We continue to like Best World International as a proxy to emerging Asian consumption, especially with its presence in Indonesia. Import regulations have hurt revenue in the near term, but we think that things will be substantially better in 2H10 with more product approvals granted. We like the business for its ability to generate strong cashflow, and the quality of management is decent. Management is keenly aware of the near-term negative impact of the news, and to buffer stock downside (and given the huge cash position), an unchanged interim dividend of 1.2 cents has been declared, despite poor 1H10 profits.

Courage Marine
  • Posted 2Q10 revenue of US$16,277,000, up 26.6% q-o-q (+168.3% y-o-y)
  • Logged US$242,000 disposal gains in 2Q10
  • Net profit of US$5,176,000 in 2Q10, up from US$3,025,000 in 1Q10
  • Remains net cash, with cash and equivalents of US$21.8 million  
  • Utilisation rate about 90% for 2Q10, up from 70% in 2Q09
Courage Marine posted a strong quarter, as the BDI rose to about 4,200 in May. However, the BDI dropped to around 2,000 points in June, indicative of the volatile nature of bulk shipping rates. With the current BDI at around 2,400 points, Courage Marine is looking at a weaker 3Q10.

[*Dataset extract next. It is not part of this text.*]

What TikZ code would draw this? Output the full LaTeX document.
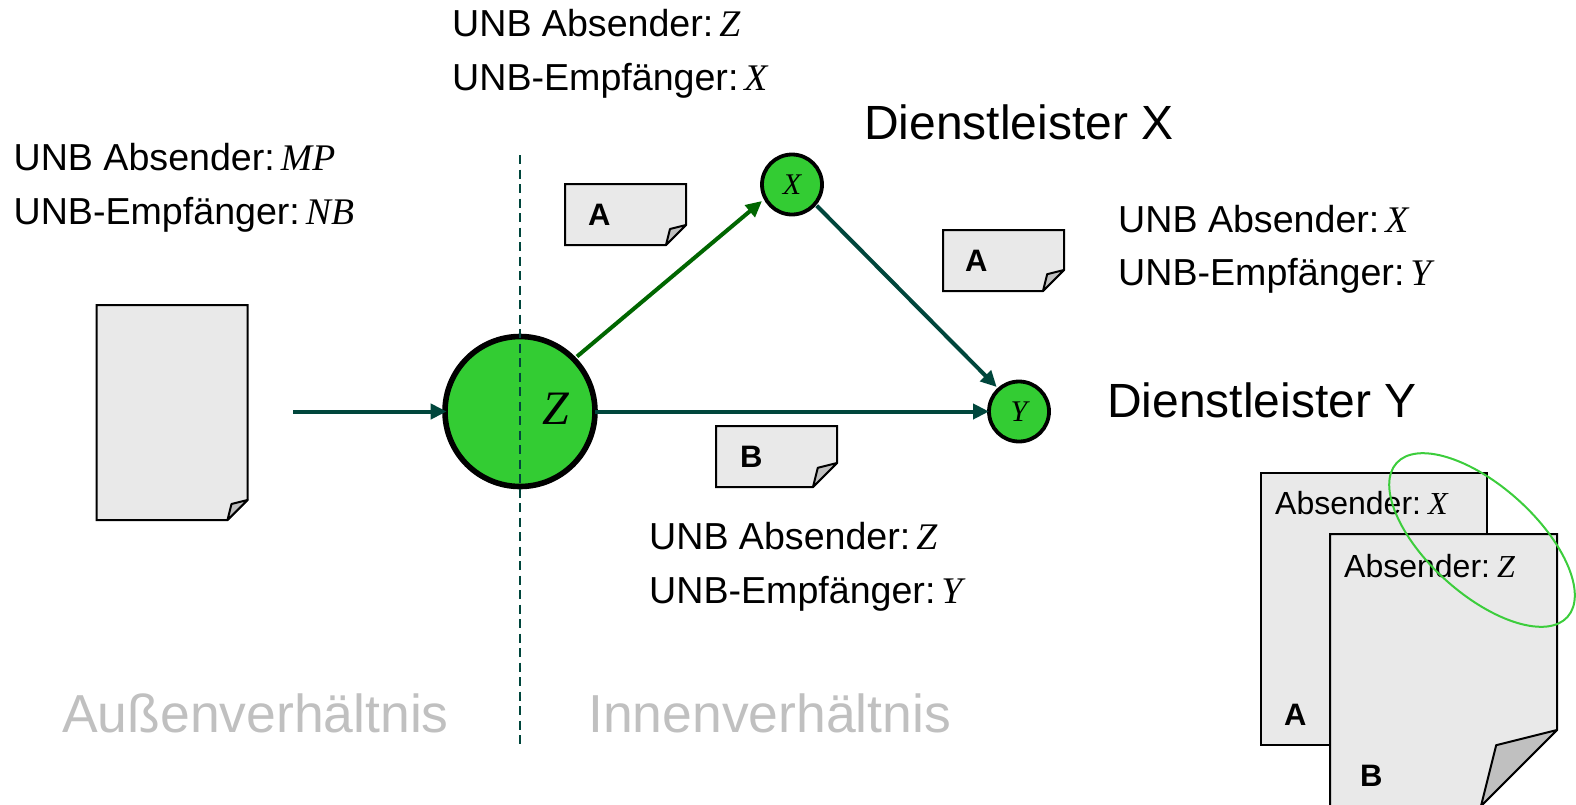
\documentclass[tikz,border=0pt]{standalone}
\usepackage{fontspec}
\setmainfont{Liberation Sans}
\newfontfamily\serfont{Liberation Serif}
\usetikzlibrary{arrows.meta,shapes.geometric}
\definecolor{pagefill}{RGB}{233,233,233}
\definecolor{foldfill}{RGB}{192,192,192}
\definecolor{nodegreen}{RGB}{51,204,51}
\definecolor{teal}{RGB}{0,70,60}
\definecolor{darkgr}{RGB}{0,102,0}
\definecolor{lightgr}{RGB}{192,192,192}
\newcommand{\mv}[1]{{\serfont\itshape #1}}
% x0 y0 x1 y1 fold linewidth
\newcommand{\docpage}[6]{%
  \draw[line width=#6pt,fill=pagefill,line join=miter]
    (#1,#2) -- (#3,#2) -- (#3,#4-#5) -- (#3-#5,#4) -- (#1,#4) -- cycle;
  \draw[line width=#6pt,fill=foldfill,line join=round]
    (#3,#4-#5) -- (#3-0.8*#5,#4-0.8*#5) -- (#3-#5,#4) -- cycle;}
\tikzset{
  x=1pt,y=-1pt,
  lab/.style={anchor=base west,inner sep=0pt,font=\fontsize{37.6}{37.6}\selectfont},
  big/.style={anchor=base west,inner sep=0pt,font=\fontsize{48}{48}\selectfont},
  zone/.style={anchor=base west,inner sep=0pt,text=lightgr,font=\fontsize{53.5}{53.5}\selectfont},
  small/.style={anchor=base west,inner sep=0pt,font=\fontsize{32}{32}\selectfont},
  let/.style={anchor=base west,inner sep=0pt,font=\fontsize{31}{31}\selectfont\bfseries},
  conn/.style={line width=4pt,draw=teal,-{Triangle[length=16pt,width=15pt]}},
  hub/.style={circle,draw=black,fill=nodegreen,inner sep=0pt,outer sep=0pt},
}
\begin{document}
\begin{tikzpicture}
\useasboundingbox (0,0) rectangle (1576,804);
% pages
\docpage{96.5}{305}{247.5}{520}{20}{2}
\docpage{565}{184}{686}{245}{20}{2}
\docpage{943}{230}{1064}{291}{21}{2}
\docpage{716}{426}{837}{487}{24}{2}
\docpage{1260.5}{472.5}{1487}{744.5}{0}{2}
\docpage{1330}{534}{1557}{806}{76}{2}
% hubs
\node[hub,line width=5.6pt,minimum size=150pt] (Z) at (520,411.5) {};
\node[hub,line width=3.8pt,minimum size=60pt] (X) at (792,184.5) {\fontsize{30}{30}\selectfont\mv{X}};
\node[hub,line width=3.8pt,minimum size=60pt] (Y) at (1019,411.5) {\fontsize{30}{30}\selectfont\mv{Y}};
\node[anchor=base,inner sep=0pt,font=\fontsize{48}{48}\selectfont] (zl) at (555.5,424) {\mv{Z}};
% connectors
\coordinate (src) at (293,411.5);
\path (Z.center) ++(57,-55) coordinate (zout);
\path (X.center) ++(-30,16.5) coordinate (xin);
\path (X.center) ++(24.7,21.2) coordinate (xout);
\path (Y.center) ++(-22.3,-24.5) coordinate (yin);
\draw[conn,shorten >=-1.7pt] (src) -- (Z);
\draw[conn,draw=darkgr] (zout) -- (xin);
\draw[conn] (Z) -- (Y);
\draw[conn] (xout) -- (yin);
% divider
\coordinate (d1) at (520,155);
\coordinate (d2) at (520,745);
\draw[teal,line width=2.7pt,dash pattern=on 9pt off 5.5pt] (d1) -- (d2);
% labels
\node[lab] (t1a) at (452,36) {UNB Absender:\hspace{6pt}\mv{Z}};
\node[lab] (t1b) at (452,90) {UNB-Empfänger:\hspace{6pt}\mv{X}};
\node[lab] (t2a) at (13.5,170) {UNB Absender:\hspace{6pt}\mv{MP}};
\node[lab] (t2b) at (13.5,224) {UNB-Empfänger:\hspace{6pt}\mv{NB}};
\node[lab] (t3a) at (1118,232) {UNB Absender:\hspace{6pt}\mv{X}};
\node[lab] (t3b) at (1118,285) {UNB-Empfänger:\hspace{6pt}\mv{Y}};
\node[lab] (t4a) at (649,549) {UNB Absender:\hspace{6pt}\mv{Z}};
\node[lab] (t4b) at (649,603) {UNB-Empfänger:\hspace{6pt}\mv{Y}};
\node[big] (dx) at (864,139) {Dienstleister X};
\node[big] (dy) at (1107,417) {Dienstleister Y};
\node[zone] (za) at (62,732) {Außenverhältnis};
\node[zone] (zi) at (588,732) {Innenverhältnis};
\node[let] (l1) at (588,225) {A};
\node[let] (l2) at (965,271) {A};
\node[let] (l3) at (740,467) {B};
\node[let] (l4) at (1284,725) {A};
\node[let] (l5) at (1360,786) {B};
\node[small] (s1) at (1275,514) {Absender:\hspace{7pt}\mv{X}};
\node[small] (s2) at (1344,577) {Absender:\hspace{7pt}\mv{Z}};
\node[ellipse,draw={rgb,255:red,60;green,205;blue,60},line width=2pt,minimum width=230pt,minimum height=108pt,inner sep=0pt,rotate=-42] (oval) at (1482,540) {};
\end{tikzpicture}
\end{document}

Management prudence is once again reflected in the latest quarter's income statement. While turnover rose a massive 168% y-o-y, cost of sales rose much less (+68% y-o-y), allowing the company to post a decent profit, even with moderate shipping rates in the quarter. The company's strategy to utilise older vessels is evidently effective, and the even after the recent disposal of a Handysize vessel, the company still has 580,000 dwt in its fleet to capitalise on a rebound in the global economy.